By John Pring Disability News Service 19/01/2017
The government has failed to provide annual figures that could have exposed the failure of its much-criticised disability strategy.
The last time the Office for Disability Issues (ODI) provided an update for its Fulfilling Potential strategy was in November 2015, in its second annual progress report.
That report provided a series of measurements for how well the government was doing in achieving disability equality across social participation, education, employment, income, choice and control, housing, transport and other areas.
Because most of the sources of its data used a definition of disability taken from the Equality Act, rather than its predecessor legislation, the Disability Discrimination Act, the 2015 report said that the figures could not be directly compared with previous years.
Instead, the report said, figures showing how disabled people’s experiences had changed during that year would be produced in 2016.
But no such figures have been published.
Separate research by the Office for National Statistics, included in an ODI report in August 2015, had shown the proportion of disabled people who said they frequently had choice and control over their lives had plunged from 76 per cent in 2008 to just 65 per cent in 2014, a fall of more than 14 per cent (or 11 percentage points) in just six years.

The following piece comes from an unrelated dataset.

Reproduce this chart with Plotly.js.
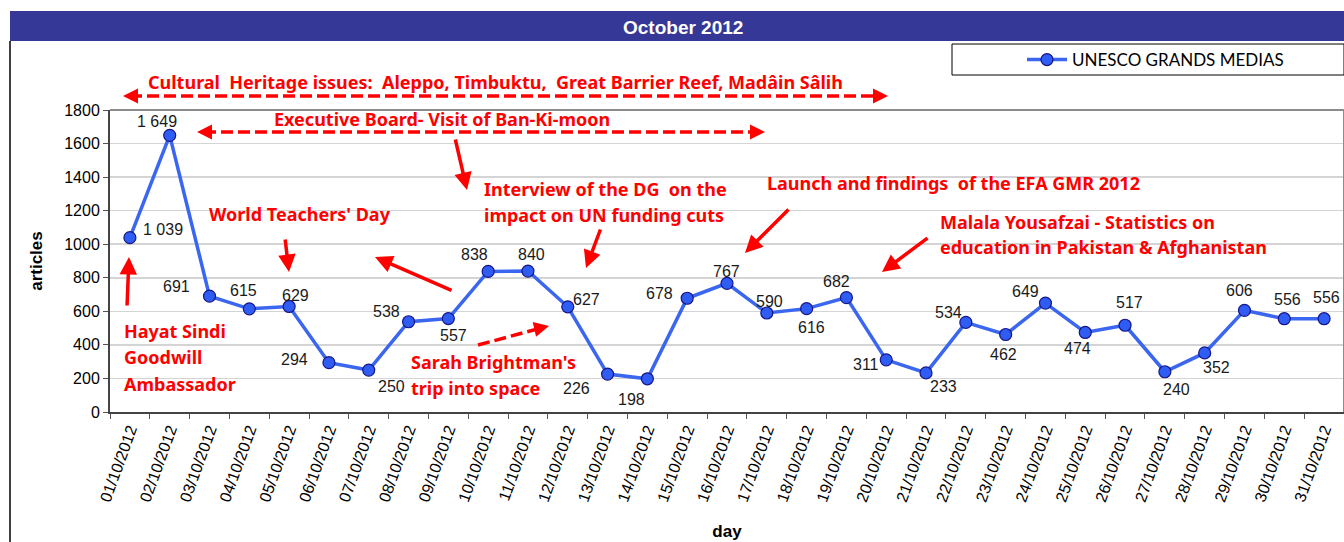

There will be concerns that the government has failed to publish updated figures because they would show further such falls and demonstrate that cuts to spending in areas such as social care, including the closure of the Independent Living Fund, and disability benefits, are having a damaging effect on disabled people’s right to independent living, and their access to education, housing, transport and other services.
The failure to publish the figures also casts fresh doubt on the government’s commitment to Fulfilling Potential, which was launched in 2012, and to the ODI itself.
Last February, ODI announced that it was withdrawing much of its support from a disability network it set up only three years earlier as part of Fulfilling Potential, a move that civil servants described as a cost-cutting measure.
ODI said that it would no longer provide the four part-time members of staff who ran the secretariat for the Disability Action Alliance, and would instead hand a one-year grant of £69,500 to the user-led charity Disability Rights UK (DRUK) to run the network.
Meanwhile, women and equalities minister (and education secretary) Nicky Morgan (who has since been sacked) said last July that the government would be reviewing the disability strategy over the summer and autumn.
She made that comment as part of her response to an inquiry by a House of Lords committee into the impact of the Equality Act on disabled people, which concluded that the government was failing to protect disabled people from discrimination.
A Department for Work and Pensions spokeswoman declined today to say if the government was planning to scrap Fulfilling Potential.
But she said in a statement: “We are committed to improving the lives of disabled people and increasing their participation in society.
“The Lords select committee and other reports have highlighted that disabled people expect different outcomes to the ones in 2013 for Fulfilling Potential, and we continue to explore ways of ensuring that disability rights are a reality for all disabled people.
“After taking account of feedback from disabled people’s organisations about the value of the Fulfilling Potential outcomes and indicators framework, we decided not to publish an update last year.
“We are exploring alternative options to provide more user-friendly and appropriate information for disabled people.
“We spend more on disabled people and people with health conditions (nearly £50 billion) than the OECD average, and countries such as Canada, France and the USA, according to the OECD itself.”
She denied that the failure to publish the updated figures made it look as if the government had something to hide.
She said that DWP “publishes a wide range of data about disabled people on GOV.UK each year including on welfare, expenditure, and the prevalence of disability.
“The framework also uses a range of other data sources which are available online.”
She said the government was “obviously committed to the Office for Disability Issues and they continue to work with the minister for disabled people on a range of issues across government”.
She added: “The move of the Disability Action Alliance from the Office for Disability Issues to other member organisations was part of a natural progression for the alliance.
“The Office for Disability Issues continues to play an active role within the alliance, sitting on the steering group and actively supporting its flagship project on disabled people in public life.”
Asked whether the decision to update the ODI website just four times in 2016, compared to 18 in 2015, signified a falling level of commitment to its work, the spokeswoman stressed again the government’s commitment to ODI, and added: “Updates to the website are not indicative of the breadth of work they do, nor do they reflect all of the collaborative projects they are working on at any given time.”